What to do in Moab #5
Whitewater Rafting – The Colorado River offers some of the very best white water in the world, and Moab is the ideal location for trips that are full day, part day, or even multi-day. If you’d prefer some help, instructors and guided tours are always available. Wondering about what to do in Moab? Why not try whitewater rafting on the Colorado River.
Colorado River Whitewater Extreme
Take to the Colorado River – Isolated from civilization, you’ll find yourself marveling at the natural beauty around you—that is, when you’re not hanging on for dear life!
Take a two- or four-day trip down the Colorado River’s Cataract Canyon and get the rush of a lifetime. On these 100-plus-mile journeys, guides are vital for helping you navigate the sometimes difficult waters, and ensuring that you get to take in the sights safely. Shorter tours are in the four-to-five-hour range, and will stop by landmarks such as Raft Fish Towers and Ida Gulch. Excursions to the Green River are also available.
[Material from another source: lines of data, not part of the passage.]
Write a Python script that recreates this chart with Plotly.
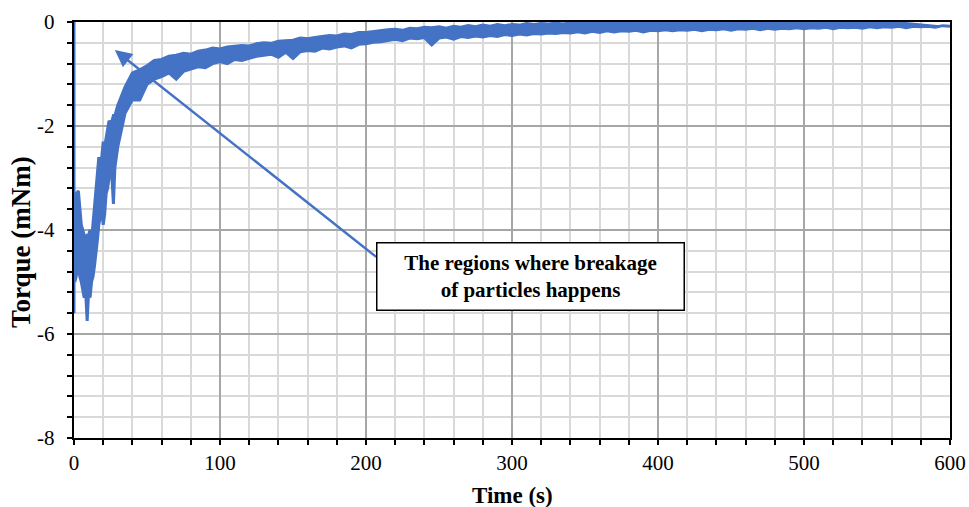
import plotly.graph_objects as go

BLUE = "#4472C4"
SERIF = "Liberation Serif, Times New Roman, serif"

# initial drop at t = 0
t_start = [0, 0]
v_start = [0, -5.6]

# band of the noisy torque signal (upper / lower edges)
t_env = [0.5, 1.5, 3, 4, 5, 6, 7, 8, 9, 10, 11, 12, 13, 14, 15, 16, 17, 18, 19, 20,
         21, 22, 23, 24, 25, 26, 27, 28, 29,
         30, 35, 40, 45, 50, 55, 60, 65, 70, 75, 80, 85, 90, 95, 100, 105, 110, 115,
         120, 125, 130, 135, 140, 145, 150, 155, 160, 165, 170, 175, 180, 185, 190, 195,
         200, 205, 210, 215, 220, 225, 230, 235, 240, 245, 250, 255, 260, 265, 270, 275,
         280, 285, 290, 295, 300, 305, 310, 315, 320, 325, 330, 335, 340, 345, 350, 355,
         360, 365, 370, 375, 380, 385, 390, 395, 400, 405, 410, 415, 420, 425, 430, 435,
         440, 445, 450, 455, 460, 465, 470, 475, 480, 485, 490, 495, 500, 505, 510, 515,
         520, 525, 530, 535, 540, 545, 550, 555, 560, 565, 570, 575, 580, 585, 590, 595,
         600]
upper = [-3.4, -3.3, -3.25, -3.6, -3.9, -4.0, -4.1, -4.3, -4.1, -4.1, -4.0, -4.2,
         -3.9, -3.6, -3.3, -2.9, -2.6, -2.9, -2.5, -2.3, -2.4, -2.2, -2.0, -1.9, -1.95,
         -1.9, -1.8, -1.8, -1.7,
         -1.6, -1.25, -0.98, -0.92, -0.84, -0.74, -0.72, -0.66, -0.64, -0.6, -0.62, -0.56,
         -0.54, -0.5, -0.52, -0.48, -0.47, -0.45, -0.46, -0.42, -0.4, -0.41, -0.37, -0.36,
         -0.35, -0.31, -0.32, -0.3, -0.28, -0.26, -0.27, -0.23, -0.24, -0.2, -0.2, -0.18,
         -0.17, -0.15, -0.14, -0.16, -0.12, -0.13, -0.1, -0.11, -0.09, -0.12, -0.08, -0.1,
         -0.07, -0.09, -0.06, -0.08, -0.05, -0.07, -0.05, -0.06, -0.03, -0.05, -0.03,
         -0.04, -0.02, -0.04, -0.01, -0.03, -0.01, -0.02, 0, -0.02, 0, -0.01, 0, -0.02,
         0, -0.01, 0, -0.02, 0, -0.01, 0, -0.02, 0, -0.01, 0, -0.02, 0, -0.01, 0, -0.02,
         0, -0.01, 0, -0.02, 0, -0.01, 0, -0.02, 0, -0.01, 0, -0.02, 0, -0.01, 0, -0.02,
         0, -0.01, 0, -0.02, 0]
lower = [-5.0, -4.9, -4.6, -4.9, -5.0, -5.2, -5.3, -5.2, -5.75, -5.2, -5.3, -5.0,
         -4.9, -4.7, -4.5, -4.2, -3.9, -3.7, -3.6, -3.9, -3.7, -3.3, -3.2, -3.0, -2.9,
         -3.0, -3.5, -2.8, -2.6,
         -2.4, -1.75, -1.5, -1.5, -1.2, -1.1, -1.05, -0.98, -1.1, -0.95, -0.9, -0.86,
         -0.88, -0.8, -0.76, -0.8, -0.72, -0.74, -0.7, -0.66, -0.64, -0.62, -0.68, -0.58,
         -0.7, -0.57, -0.55, -0.56, -0.5, -0.52, -0.48, -0.46, -0.5, -0.43, -0.42, -0.39,
         -0.38, -0.35, -0.33, -0.36, -0.31, -0.32, -0.3, -0.44, -0.31, -0.29, -0.33, -0.28,
         -0.3, -0.27, -0.29, -0.26, -0.28, -0.24, -0.26, -0.23, -0.25, -0.22, -0.23,
         -0.21, -0.22, -0.2, -0.21, -0.19, -0.21, -0.18, -0.2, -0.17, -0.19, -0.17, -0.18,
         -0.16, -0.19, -0.16, -0.17, -0.15, -0.17, -0.15, -0.16, -0.14, -0.17, -0.14,
         -0.15, -0.13, -0.16, -0.13, -0.14, -0.12, -0.15, -0.12, -0.14, -0.12, -0.13,
         -0.11, -0.13, -0.11, -0.12, -0.1, -0.13, -0.1, -0.11, -0.1, -0.12, -0.09, -0.11,
         -0.09, -0.1, -0.08, -0.11, -0.08, -0.09, -0.08, -0.1, -0.07, -0.08]

x_ticks = [0, 100, 200, 300, 400, 500, 600]
y_ticks = [0, -2, -4, -6, -8]

x_title = "<b>Time (s)</b>"
y_title = "<b>Torque (mNm)</b>"
note_text = "<b>The regions where breakage<br>of particles happens</b>"
arrow_head = (28, -0.54)
arrow_tail = (208, -4.54)
note_pos = (312.7, -4.89)

fig = go.Figure()
fig.add_trace(go.Scatter(x=t_start, y=v_start, mode="lines",
                         line=dict(color=BLUE, width=3), showlegend=False))
fig.add_trace(go.Scatter(x=t_env, y=lower, mode="lines",
                         line=dict(color=BLUE, width=3), showlegend=False))
fig.add_trace(go.Scatter(x=t_env, y=upper, mode="lines", fill="tonexty",
                         fillcolor=BLUE, line=dict(color=BLUE, width=3),
                         showlegend=False))

fig.add_annotation(x=arrow_head[0], y=arrow_head[1], ax=arrow_tail[0], ay=arrow_tail[1],
                   axref="x", ayref="y", xref="x", yref="y", text="", showarrow=True,
                   arrowhead=2, arrowsize=1.35, arrowwidth=2.5, arrowcolor=BLUE)
fig.add_annotation(x=note_pos[0], y=note_pos[1], xref="x", yref="y", text=note_text,
                   showarrow=False, font=dict(family=SERIF, size=21, color="black"),
                   bordercolor="black", borderwidth=1.5, bgcolor="white",
                   width=302, height=62, borderpad=2)

# y tick labels (placed a little further from the axis, as in the original)
for v in y_ticks:
    fig.add_annotation(x=0, xref="paper", y=v, yref="y", text=str(v), showarrow=False,
                       xanchor="right", yanchor="middle", xshift=-17,
                       font=dict(family=SERIF, size=21, color="black"))

# axis titles
fig.add_annotation(x=0.5, xref="paper", y=0, yref="paper", text=x_title, showarrow=False,
                   xanchor="center", yanchor="top", yshift=-43,
                   font=dict(family=SERIF, size=23, color="black"))
fig.add_annotation(x=0, xref="paper", y=0.5, yref="paper", text=y_title, showarrow=False,
                   textangle=-90, xanchor="center", yanchor="middle", xshift=-53, yshift=-12,
                   font=dict(family=SERIF, size=27, color="black"))

axis_common = dict(showline=True, linecolor="black", linewidth=2, mirror=True,
                   ticks="outside", ticklen=5, tickwidth=1.5, tickcolor="black",
                   showgrid=True, gridcolor="#a6a6a6", gridwidth=1.5, zeroline=False,
                   layer="below traces", automargin=False,
                   tickfont=dict(family=SERIF, size=21, color="black"))

fig.update_xaxes(range=[0, 600], tickvals=x_ticks, ticktext=[str(v) for v in x_ticks],
                 ticklabelstandoff=0,
                 minor=dict(dtick=20, showgrid=True, gridcolor="#d9d9d9", gridwidth=1.5,
                            ticks="outside", ticklen=5, tickcolor="black", tickwidth=1.5),
                 **axis_common)
fig.update_yaxes(range=[-8, 0], tickvals=y_ticks, showticklabels=False,
                 minor=dict(dtick=0.4, showgrid=True, gridcolor="#d9d9d9", gridwidth=1.5,
                            ticks="outside", ticklen=5, tickcolor="black", tickwidth=1.5),
                 **axis_common)

fig.update_layout(width=969, height=507, margin=dict(l=74, r=19, t=22, b=69),
                  plot_bgcolor="white", paper_bgcolor="white", showlegend=False,
                  font=dict(family=SERIF))

fig.write_html("out.html")
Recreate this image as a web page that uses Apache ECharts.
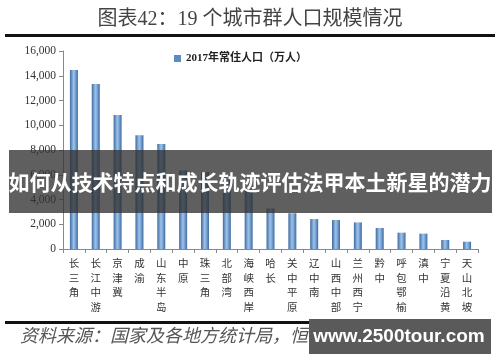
<!DOCTYPE html>
<html><head><meta charset="utf-8">
<script src="https://cdn.jsdelivr.net/npm/echarts@6/dist/echarts.min.js"></script>
<style>html,body{margin:0;padding:0;background:#fff}#c{width:500px;height:362px}</style>
</head><body><div id="c"></div>
<script>
const categories = ['长三角','长江中游','京津冀','成渝','山东半岛','中原','珠三角','北部湾','海峡西岸','哈长','关中平原','辽中南','山西中部','兰州西宁','黔中','呼包鄂榆','滇中','宁夏沿黄','天山北坡'];
const population2017 = [14460,13330,10830,9200,8480,6350,6220,5560,4800,3280,2890,2420,2340,2150,1700,1320,1240,730,590];
const yTicks = [0,2000,4000,6000,8000,10000,12000,14000,16000];
const seriesName = '2017年常住人口（万人）';
const titleText = '图表42：19 个城市群人口规模情况';
const sourceText = '资料来源：国家及各地方统计局，恒大研究院';
const bannerText = '如何从技术特点和成长轨迹评估法甲本土新星的潜力';
const watermarkText = 'www.2500tour.com';

const serif = '"Liberation Serif","Noto Sans CJK SC",serif';
const chart = echarts.init(document.getElementById('c'));
const barColor = new echarts.graphic.LinearGradient(0,0,1,0,[
  {offset:0,color:'#3d6a9e'},{offset:0.45,color:'#9cc0ea'},{offset:0.6,color:'#8ab2e0'},{offset:1,color:'#3d6a9e'}]);
chart.setOption({
  animation:false,
  backgroundColor:'#fff',
  grid:{left:63,right:22,top:51,bottom:113},
  legend:{show:true,left:169,top:48,itemWidth:7,itemHeight:7,itemGap:3,
    icon:'rect',
    textStyle:{fontFamily:serif,fontSize:11,fontWeight:'bold',color:'#222'},
    data:[{name:seriesName,itemStyle:{color:'#5b8ac4'}}]},
  xAxis:{type:'category',data:categories,
    axisLine:{lineStyle:{color:'#888'}},
    axisTick:{show:true,length:4,lineStyle:{color:'#888'}},
    axisLabel:{interval:0,margin:8,fontFamily:serif,fontSize:10.5,color:'#333',lineHeight:14.5,
      formatter:v=>v.split('').join('\n')}},
  yAxis:{type:'value',min:0,max:16000,interval:2000,
    axisLine:{show:true,lineStyle:{color:'#888'}},
    axisTick:{show:true,length:4,lineStyle:{color:'#888'}},
    splitLine:{show:false},
    axisLabel:{margin:7,fontFamily:serif,fontSize:11.5,color:'#333',
      formatter:v=>yTicks.includes(v)?v.toLocaleString('en-US'):''}},
  series:[{type:'bar',name:seriesName,data:population2017,barWidth:8,
    itemStyle:{color:barColor}}],
  graphic:[
    {type:'text',left:'center',top:10,z:100,style:{text:titleText,font:'20px '+serif,fill:'#444'}},
    {type:'rect',z:100,shape:{x:5,y:34,width:490,height:3},style:{fill:'#111'}},
    {type:'rect',z:100,shape:{x:5,y:321,width:486,height:3},style:{fill:'#111'}},
    {type:'text',z:100,left:20,top:328,style:{text:sourceText,font:'italic 18px '+serif,fill:'#555'}},
    {type:'rect',z:101,shape:{x:309,y:319,width:182,height:35},style:{fill:'#5a5a5a'}},
    {type:'text',z:102,x:399,y:337,style:{text:watermarkText,font:'bold 19px "Liberation Sans",sans-serif',fill:'#fff',align:'center',verticalAlign:'middle'}},
    {type:'rect',z:101,shape:{x:9,y:150,width:483,height:63},style:{fill:'rgba(50,50,50,0.78)'}},
    {type:'text',z:102,x:250,y:182,style:{text:bannerText,font:'bold 21px "Noto Sans CJK SC",sans-serif',fill:'#fff',align:'center',verticalAlign:'middle'}}
  ]
});
</script></body></html>
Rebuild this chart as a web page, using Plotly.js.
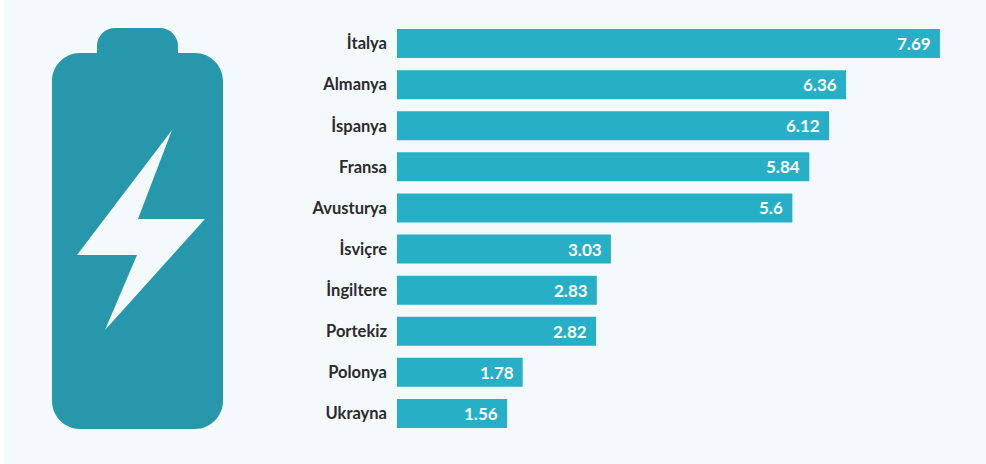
<!DOCTYPE html>
<html><head><meta charset="utf-8">
<script src="https://cdn.plot.ly/plotly-3.0.1.min.js"></script>
<style>html,body{margin:0;padding:0;background:#fff}#c{width:986px;height:464px}</style>
</head><body><div id="c"></div>
<script>
const countries = ["İtalya","Almanya","İspanya","Fransa","Avusturya","İsviçre","İngiltere","Portekiz","Polonya","Ukrayna"];
const values = [7.69,6.36,6.12,5.84,5.6,3.03,2.83,2.82,1.78,1.56];
const valueLabels = ["7.69","6.36","6.12","5.84","5.6","3.03","2.83","2.82","1.78","1.56"];

const W = 986, H = 464;
const FONT = 'Lato,"Liberation Sans",sans-serif';
const m = {l:397, r:24, t:23, b:30};
const px = x => (x - m.l) / (W - m.l - m.r);
const py = y => 1 - (y - m.t) / (H - m.t - m.b);
const P = (x,y) => px(x).toFixed(5) + ' ' + py(y).toFixed(5);
const C = (a,b,c,d,e,f) => ' C'+P(a,b)+' '+P(c,d)+' '+P(e,f);
const batteryPath = 'M'+P(52,81)+C(52,65.6,64.6,53,80,53)+' L'+P(97,53)+' L'+P(97,46)+C(97,36,105,28,115,28)+
  ' L'+P(160,28)+C(170,28,178,36,178,46)+' L'+P(178,53)+' L'+P(195,53)+C(210.4,53,223,65.6,223,81)+
  ' L'+P(223,401)+C(223,416.4,210.4,429,195,429)+' L'+P(80,429)+C(64.6,429,52,416.4,52,401)+' Z';
const boltPath = 'M'+[[172,130],[138,219],[205,219],[105,330],[137,255],[77,255]].map(p=>P(p[0],p[1])).join(' L')+' Z';

const trace = {
  type:'bar', orientation:'h', x:values, y:countries, width:0.705,
  marker:{color:'#26afc6', line:{width:0}},
  hoverinfo:'skip'
};
const annotations = values.map((v,i)=>({
  x:v, y:countries[i], xref:'x', yref:'y', text:valueLabels[i], showarrow:false,
  xanchor:'right', xshift:-9, yshift:0, borderpad:0, borderwidth:0,
  font:{family:FONT, size:17, color:'#ffffff', weight:700}
}));
const layout = {
  width:W, height:H, margin:m, showlegend:false,
  paper_bgcolor:'#ffffff', plot_bgcolor:'rgba(0,0,0,0)',
  xaxis:{range:[0,8.003], visible:false, fixedrange:true},
  yaxis:{type:'category', categoryorder:'array', categoryarray:countries, autorange:'reversed',
    showgrid:false, zeroline:false, showline:false, ticks:'', ticklabelstandoff:9,
    tickfont:{family:FONT, size:16.5, color:'#2b2a2c', weight:700}, fixedrange:true},
  annotations:annotations,
  shapes:[
    {type:'rect', xref:'paper', yref:'paper', x0:px(4), x1:px(986), y0:py(0), y1:py(464), fillcolor:'#f4f9fc', line:{width:0}, layer:'below'},
    {type:'path', xref:'paper', yref:'paper', path:batteryPath, fillcolor:'#2797ab', line:{width:0}, layer:'below'},
    {type:'path', xref:'paper', yref:'paper', path:boltPath, fillcolor:'#f4f9fc', line:{width:0}, layer:'below'}
  ]
};
Plotly.newPlot('c',[trace],layout,{displayModeBar:false,staticPlot:true});
</script></body></html>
Please note that on many trips, you’ll have the option to select one of three boat types: oar boats, paddleboats, and two-passenger kayaks. All of the tours include bottled water and snacks, and almost all of them feature hot meals, as well. Extensions to your adventure are available, too; for example, you could add a horseback ride or safari to the end of your rafting experience, and continue the fun for another day.
So come to Moab. We promise you one thing: it’ll get your blood moving.